On profits below £50,000, companies pay a small profits rate of 19pc. Companies with profits above £250,000 pay the main rate of 25pc. Those with profits falling in between these ranges pay tax at 25pc reduced by a marginal relief.
You must register to pay corporation tax within three months of starting to trade, and list your company on Companies House. You can also register for PAYE as an employer at the same time if you plan to take on staff.
Limited company owners must file a corporation tax return and file accounts to Companies House once a year.
It’s likely that you’ll complete a self-assessment tax return too. A limited company is a separate legal entity from the owner, so by completing the corporation tax return you are declaring what profit the company made.
Any money you have earned from the company, such as dividends, must be declared on your self-assessment tax return.
National insurance if you’re self-employed
Just like employed workers, if you’re self-employed and earning more than £6,725 a year in taxable profit, you must pay National Insurance contributions NICs are used to fund the state pension and other benefits as well as contribute to the NHS.
These are paid through your self-assessment tax return. The Government recently made changes to the rates and structure which took effect from April 6 2024.

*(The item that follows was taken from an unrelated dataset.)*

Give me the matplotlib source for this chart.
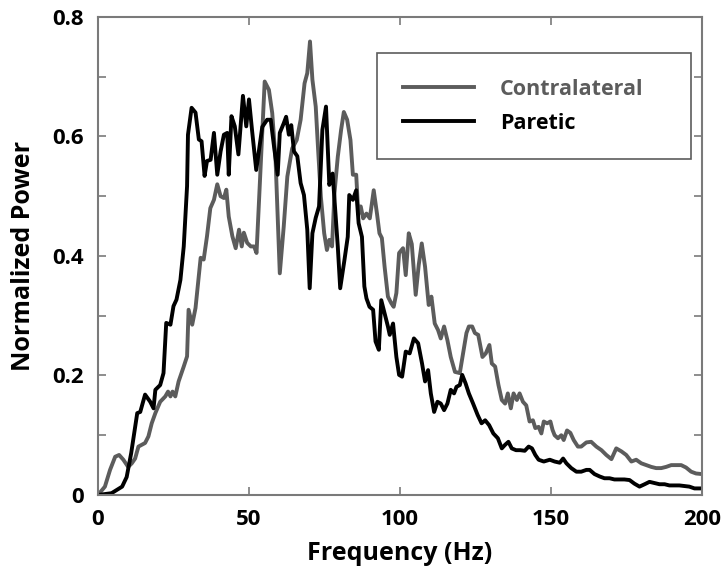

There are two types of NICs which apply to the self-employed: class two, which prior to April 6 was a flat weekly rate set at £3.45, and class four, which has dropped from 9pc to 6pc for trading profits between £12,570 and £50,269. For profits of £50, 270 or more a rate of 2pc is charged.
Since the changes took effect, the class two charge has been abolished, however those earning £6,725 or less can choose to make voluntary contributions to build up their NICs record so that they qualify for the full state pension.
Although the class two contribution is no longer mandatory, it is considered as being paid for those earning £6,725 or more to protect your National Insurance record.